The broad spectrum of meanings, associations, and emotions that is evoked by this theme is tangible in the works made for this show by three artists: Pere Llobera, Eoin McHugh, and Berend Strik. The Irish painter Eoin McHugh, exhibiting in this gallery for the first time, made a selection of intriguing paintings that were themselves made in perfect isolation. This year, McHugh moved from France to Wicklow, a small hamlet in the Irish countryside. In a 200-year-old stone house, half an hour’s journey from any outward sign of civilization and with only a bicycle at his disposal, he experiences what he calls moments of perfect isolation, which are expressed in his latest work.

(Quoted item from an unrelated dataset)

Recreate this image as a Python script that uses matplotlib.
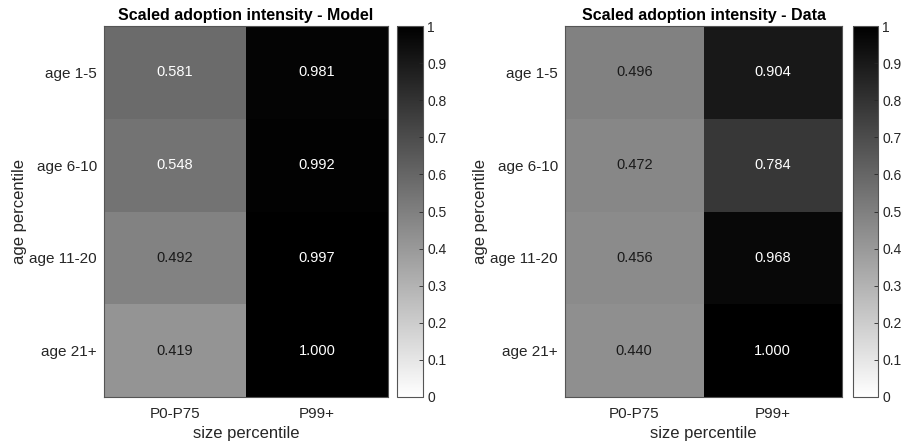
import numpy as np
import matplotlib
matplotlib.use('Agg')
import matplotlib.pyplot as plt

plt.rcParams['font.family'] = ['Liberation Sans', 'DejaVu Sans']

# Data #

size_labels = ['P0-P75', 'P99+']
age_labels = ['age 1-5', 'age 6-10', 'age 11-20', 'age 21+']

model_vals = np.array([[0.581, 0.981],
                       [0.548, 0.992],
                       [0.492, 0.997],
                       [0.419, 1.000]])

data_vals = np.array([[0.496, 0.904],
                      [0.472, 0.784],
                      [0.456, 0.968],
                      [0.440, 1.000]])

titles = ['Scaled adoption intensity - Model', 'Scaled adoption intensity - Data']

edge_col = '#262626'
cmap = plt.get_cmap('gray_r')


def draw_heatmap(fig, rect, cbar_rect, vals, title):
    ax = fig.add_axes(rect)
    nrow, ncol = vals.shape
    mesh = ax.pcolormesh(np.arange(ncol + 1), np.arange(nrow + 1), vals,
                         cmap=cmap, vmin=0, vmax=1)
    ax.set_xlim(0, ncol)
    ax.set_ylim(nrow, 0)
    for i in range(nrow):
        for j in range(ncol):
            v = vals[i, j]
            col = 'white' if v > 0.5 else '#1a1a1a'
            ax.text(j + 0.5, i + 0.5, '%.3f' % v, ha='center', va='center',
                    fontsize=10.5, color=col)
    ax.set_xticks(np.arange(ncol) + 0.5)
    ax.set_xticklabels(size_labels, fontsize=11, color=edge_col)
    ax.set_yticks(np.arange(nrow) + 0.5)
    ax.set_yticklabels(age_labels, fontsize=11, color=edge_col)
    ax.tick_params(axis='x', length=0, pad=7)
    ax.tick_params(axis='y', length=0, pad=5)
    ax.set_xlabel('size percentile', fontsize=12, color=edge_col, labelpad=4)
    ax.set_ylabel('age percentile', fontsize=12, color=edge_col, labelpad=2)
    ax.set_title(title, fontsize=11.5, fontweight='bold', pad=4)
    for sp in ax.spines.values():
        sp.set_color('#555555')
        sp.set_linewidth(0.8)

    cax = fig.add_axes(cbar_rect)
    cb = fig.colorbar(mesh, cax=cax)
    cb.set_ticks(np.linspace(0, 1, 11))
    cb.set_ticklabels(['0', '0.1', '0.2', '0.3', '0.4', '0.5', '0.6', '0.7',
                       '0.8', '0.9', '1'])
    cax.tick_params(direction='in', length=3, width=0.6, labelsize=10,
                    colors=edge_col, pad=3)
    cb.outline.set_edgecolor('#555555')
    cb.outline.set_linewidth(0.8)
    return ax


W, H = 915, 442
fig = plt.figure(figsize=(W / 100, H / 100), dpi=100)


def frac(x0, y0, x1, y1):
    return [x0 / W, 1 - y1 / H, (x1 - x0) / W, (y1 - y0) / H]


draw_heatmap(fig, frac(104, 26, 388, 397), frac(397, 26, 423, 397),
             model_vals, titles[0])
draw_heatmap(fig, frac(565, 26, 842, 397), frac(853, 26, 878, 397),
             data_vals, titles[1])

fig.savefig('out.png', dpi=100)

The artist linked the exhibition’s theme to ‘deprivation experiments’ carried out in the 1950s: experiments in which people were cut off from language, human contact, and sensory stimuli. At length, all the subjects experienced the same responses: reduced intellectual powers; incessant, obsessive thoughts, and an inability to stop daydreaming. Even the tiniest sensory input immediately provoked an intense reaction, generally visual, auditory or tactile hallucinations, and in some cases even irrational fears or panic attacks. Inspired by these accounts, McHugh created isolated, powerful images as vehement, concentrated impulses that will impact on the viewer’s sensory organs.
In the art objects created by the Dutch artist Berend Strik, isolation and solitude are experienced above all in the social space. The individual is tangible yet absent from the empty rooms of buildings that celebrate the perfection of urban solitude. The buildings are dynamic entities, while the human being wanders within himself, emotionally homeless. With a keen sense of humour, Strik shows the viewer a way out, where ultimate release and contact are still possible: a feast for the senses, a roasted, gaping pig’s snout.
For the Spanish painter Pere Llobera, solitude is a state that you always carry within yourself, but which you can experience on different levels. His paintings show the ostensible calm and clouded clarity of the detached consciousness of a modern human being, but they also define isolation as a survival mechanism within the abundance of impressions in our world; that is why the painter sees Manhattan, the consummate symbol of modern urban life, as the place of perfect solitude.
Finally, solitude is a basic prerequisite for the creation and assimilation of pictorial works: after all, creation and looking are both acts that involve a temporary denial of the external world and require a large measure of sensory and emotional isolation.